start RECORDED INFORMATION

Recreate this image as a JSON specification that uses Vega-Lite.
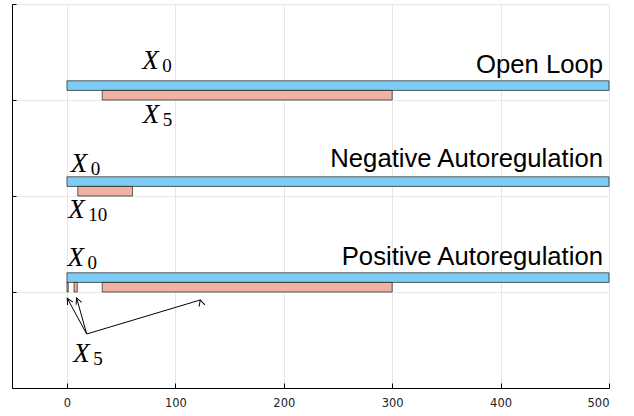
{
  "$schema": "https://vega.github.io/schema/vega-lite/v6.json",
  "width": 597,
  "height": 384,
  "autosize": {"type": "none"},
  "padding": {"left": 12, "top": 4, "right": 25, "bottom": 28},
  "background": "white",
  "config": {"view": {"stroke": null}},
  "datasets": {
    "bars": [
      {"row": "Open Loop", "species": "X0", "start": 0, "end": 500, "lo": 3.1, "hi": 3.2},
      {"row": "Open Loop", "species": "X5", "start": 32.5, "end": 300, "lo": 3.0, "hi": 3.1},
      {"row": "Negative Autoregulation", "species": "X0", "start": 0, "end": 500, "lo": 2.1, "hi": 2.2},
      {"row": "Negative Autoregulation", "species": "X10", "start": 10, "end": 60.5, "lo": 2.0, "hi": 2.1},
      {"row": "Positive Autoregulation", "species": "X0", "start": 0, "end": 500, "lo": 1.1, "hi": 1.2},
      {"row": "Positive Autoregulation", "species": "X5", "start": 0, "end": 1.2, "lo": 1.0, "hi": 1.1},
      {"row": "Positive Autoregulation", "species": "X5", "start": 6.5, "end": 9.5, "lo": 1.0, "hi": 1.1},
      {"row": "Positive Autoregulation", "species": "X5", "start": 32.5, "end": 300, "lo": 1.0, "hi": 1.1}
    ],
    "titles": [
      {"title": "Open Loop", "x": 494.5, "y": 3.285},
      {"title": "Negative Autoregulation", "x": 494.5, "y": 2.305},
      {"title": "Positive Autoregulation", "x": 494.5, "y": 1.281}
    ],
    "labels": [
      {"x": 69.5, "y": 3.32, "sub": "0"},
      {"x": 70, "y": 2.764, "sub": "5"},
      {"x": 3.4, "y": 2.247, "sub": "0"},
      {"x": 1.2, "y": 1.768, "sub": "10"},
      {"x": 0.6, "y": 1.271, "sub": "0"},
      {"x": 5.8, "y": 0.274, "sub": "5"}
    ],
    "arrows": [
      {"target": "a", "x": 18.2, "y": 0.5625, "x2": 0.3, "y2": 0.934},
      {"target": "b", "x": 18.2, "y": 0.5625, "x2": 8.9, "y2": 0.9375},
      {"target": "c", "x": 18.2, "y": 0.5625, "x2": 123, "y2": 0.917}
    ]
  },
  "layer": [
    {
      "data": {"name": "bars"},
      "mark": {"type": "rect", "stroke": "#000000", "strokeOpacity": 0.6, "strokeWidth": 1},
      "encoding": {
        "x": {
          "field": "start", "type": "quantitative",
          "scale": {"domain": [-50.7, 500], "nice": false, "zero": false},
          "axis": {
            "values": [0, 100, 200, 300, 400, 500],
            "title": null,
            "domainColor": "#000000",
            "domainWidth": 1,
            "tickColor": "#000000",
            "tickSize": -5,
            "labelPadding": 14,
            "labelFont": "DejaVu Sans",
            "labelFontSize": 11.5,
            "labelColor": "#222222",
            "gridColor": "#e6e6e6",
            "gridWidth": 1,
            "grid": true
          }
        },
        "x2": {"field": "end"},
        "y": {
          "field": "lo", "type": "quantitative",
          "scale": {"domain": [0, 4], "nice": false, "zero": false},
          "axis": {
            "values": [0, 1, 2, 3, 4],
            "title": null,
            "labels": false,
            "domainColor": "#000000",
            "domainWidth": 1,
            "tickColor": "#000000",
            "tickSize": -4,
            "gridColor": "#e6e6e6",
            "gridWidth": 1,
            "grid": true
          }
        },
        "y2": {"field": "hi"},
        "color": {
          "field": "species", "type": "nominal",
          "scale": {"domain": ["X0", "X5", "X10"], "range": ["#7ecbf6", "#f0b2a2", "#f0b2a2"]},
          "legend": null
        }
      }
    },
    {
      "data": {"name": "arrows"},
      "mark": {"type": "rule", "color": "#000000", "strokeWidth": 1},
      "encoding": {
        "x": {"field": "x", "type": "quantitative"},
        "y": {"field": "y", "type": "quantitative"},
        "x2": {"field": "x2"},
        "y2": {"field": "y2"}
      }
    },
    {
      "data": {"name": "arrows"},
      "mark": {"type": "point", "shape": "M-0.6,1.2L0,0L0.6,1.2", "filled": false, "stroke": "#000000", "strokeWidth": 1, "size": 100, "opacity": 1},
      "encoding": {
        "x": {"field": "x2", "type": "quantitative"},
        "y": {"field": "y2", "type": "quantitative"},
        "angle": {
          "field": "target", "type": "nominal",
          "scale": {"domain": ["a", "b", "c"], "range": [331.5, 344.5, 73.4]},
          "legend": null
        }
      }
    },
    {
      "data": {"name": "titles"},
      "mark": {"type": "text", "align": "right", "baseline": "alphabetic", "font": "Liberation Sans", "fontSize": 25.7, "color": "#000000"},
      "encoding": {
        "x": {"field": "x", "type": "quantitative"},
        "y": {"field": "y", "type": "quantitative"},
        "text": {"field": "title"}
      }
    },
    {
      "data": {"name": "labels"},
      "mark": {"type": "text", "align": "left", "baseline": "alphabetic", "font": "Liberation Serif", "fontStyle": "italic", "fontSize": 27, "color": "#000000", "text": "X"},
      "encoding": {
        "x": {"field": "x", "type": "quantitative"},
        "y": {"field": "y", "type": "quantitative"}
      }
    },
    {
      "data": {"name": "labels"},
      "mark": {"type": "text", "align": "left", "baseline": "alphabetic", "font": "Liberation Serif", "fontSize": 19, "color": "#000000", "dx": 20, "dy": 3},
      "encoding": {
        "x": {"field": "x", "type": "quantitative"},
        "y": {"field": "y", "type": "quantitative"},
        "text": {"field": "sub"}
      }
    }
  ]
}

end RECORDED INFORMATION

- _TASK DESCRIPTION_: Write the material out again exactly as it appears, dropping the pictures.

- _EXERCISE OUTPUT_:
Recreate this image as a JSON specification that uses Vega-Lite.
{
  "$schema": "https://vega.github.io/schema/vega-lite/v6.json",
  "width": 597,
  "height": 384,
  "autosize": {"type": "none"},
  "padding": {"left": 12, "top": 4, "right": 25, "bottom": 28},
  "background": "white",
  "config": {"view": {"stroke": null}},
  "datasets": {
    "bars": [
      {"row": "Open Loop", "species": "X0", "start": 0, "end": 500, "lo": 3.1, "hi": 3.2},
      {"row": "Open Loop", "species": "X5", "start": 32.5, "end": 300, "lo": 3.0, "hi": 3.1},
      {"row": "Negative Autoregulation", "species": "X0", "start": 0, "end": 500, "lo": 2.1, "hi": 2.2},
      {"row": "Negative Autoregulation", "species": "X10", "start": 10, "end": 60.5, "lo": 2.0, "hi": 2.1},
      {"row": "Positive Autoregulation", "species": "X0", "start": 0, "end": 500, "lo": 1.1, "hi": 1.2},
      {"row": "Positive Autoregulation", "species": "X5", "start": 0, "end": 1.2, "lo": 1.0, "hi": 1.1},
      {"row": "Positive Autoregulation", "species": "X5", "start": 6.5, "end": 9.5, "lo": 1.0, "hi": 1.1},
      {"row": "Positive Autoregulation", "species": "X5", "start": 32.5, "end": 300, "lo": 1.0, "hi": 1.1}
    ],
    "titles": [
      {"title": "Open Loop", "x": 494.5, "y": 3.285},
      {"title": "Negative Autoregulation", "x": 494.5, "y": 2.305},
      {"title": "Positive Autoregulation", "x": 494.5, "y": 1.281}
    ],
    "labels": [
      {"x": 69.5, "y": 3.32, "sub": "0"},
      {"x": 70, "y": 2.764, "sub": "5"},
      {"x": 3.4, "y": 2.247, "sub": "0"},
      {"x": 1.2, "y": 1.768, "sub": "10"},
      {"x": 0.6, "y": 1.271, "sub": "0"},
      {"x": 5.8, "y": 0.274, "sub": "5"}
    ],
    "arrows": [
      {"target": "a", "x": 18.2, "y": 0.5625, "x2": 0.3, "y2": 0.934},
      {"target": "b", "x": 18.2, "y": 0.5625, "x2": 8.9, "y2": 0.9375},
      {"target": "c", "x": 18.2, "y": 0.5625, "x2": 123, "y2": 0.917}
    ]
  },
  "layer": [
    {
      "data": {"name": "bars"},
      "mark": {"type": "rect", "stroke": "#000000", "strokeOpacity": 0.6, "strokeWidth": 1},
      "encoding": {
        "x": {
          "field": "start", "type": "quantitative",
          "scale": {"domain": [-50.7, 500], "nice": false, "zero": false},
          "axis": {
            "values": [0, 100, 200, 300, 400, 500],
            "title": null,
            "domainColor": "#000000",
            "domainWidth": 1,
            "tickColor": "#000000",
            "tickSize": -5,
            "labelPadding": 14,
            "labelFont": "DejaVu Sans",
            "labelFontSize": 11.5,
            "labelColor": "#222222",
            "gridColor": "#e6e6e6",
            "gridWidth": 1,
            "grid": true
          }
        },
        "x2": {"field": "end"},
        "y": {
          "field": "lo", "type": "quantitative",
          "scale": {"domain": [0, 4], "nice": false, "zero": false},
          "axis": {
            "values": [0, 1, 2, 3, 4],
            "title": null,
            "labels": false,
            "domainColor": "#000000",
            "domainWidth": 1,
            "tickColor": "#000000",
            "tickSize": -4,
            "gridColor": "#e6e6e6",
            "gridWidth": 1,
            "grid": true
          }
        },
        "y2": {"field": "hi"},
        "color": {
          "field": "species", "type": "nominal",
          "scale": {"domain": ["X0", "X5", "X10"], "range": ["#7ecbf6", "#f0b2a2", "#f0b2a2"]},
          "legend": null
        }
      }
    },
    {
      "data": {"name": "arrows"},
      "mark": {"type": "rule", "color": "#000000", "strokeWidth": 1},
      "encoding": {
        "x": {"field": "x", "type": "quantitative"},
        "y": {"field": "y", "type": "quantitative"},
        "x2": {"field": "x2"},
        "y2": {"field": "y2"}
      }
    },
    {
      "data": {"name": "arrows"},
      "mark": {"type": "point", "shape": "M-0.6,1.2L0,0L0.6,1.2", "filled": false, "stroke": "#000000", "strokeWidth": 1, "size": 100, "opacity": 1},
      "encoding": {
        "x": {"field": "x2", "type": "quantitative"},
        "y": {"field": "y2", "type": "quantitative"},
        "angle": {
          "field": "target", "type": "nominal",
          "scale": {"domain": ["a", "b", "c"], "range": [331.5, 344.5, 73.4]},
          "legend": null
        }
      }
    },
    {
      "data": {"name": "titles"},
      "mark": {"type": "text", "align": "right", "baseline": "alphabetic", "font": "Liberation Sans", "fontSize": 25.7, "color": "#000000"},
      "encoding": {
        "x": {"field": "x", "type": "quantitative"},
        "y": {"field": "y", "type": "quantitative"},
        "text": {"field": "title"}
      }
    },
    {
      "data": {"name": "labels"},
      "mark": {"type": "text", "align": "left", "baseline": "alphabetic", "font": "Liberation Serif", "fontStyle": "italic", "fontSize": 27, "color": "#000000", "text": "X"},
      "encoding": {
        "x": {"field": "x", "type": "quantitative"},
        "y": {"field": "y", "type": "quantitative"}
      }
    },
    {
      "data": {"name": "labels"},
      "mark": {"type": "text", "align": "left", "baseline": "alphabetic", "font": "Liberation Serif", "fontSize": 19, "color": "#000000", "dx": 20, "dy": 3},
      "encoding": {
        "x": {"field": "x", "type": "quantitative"},
        "y": {"field": "y", "type": "quantitative"},
        "text": {"field": "sub"}
      }
    }
  ]
}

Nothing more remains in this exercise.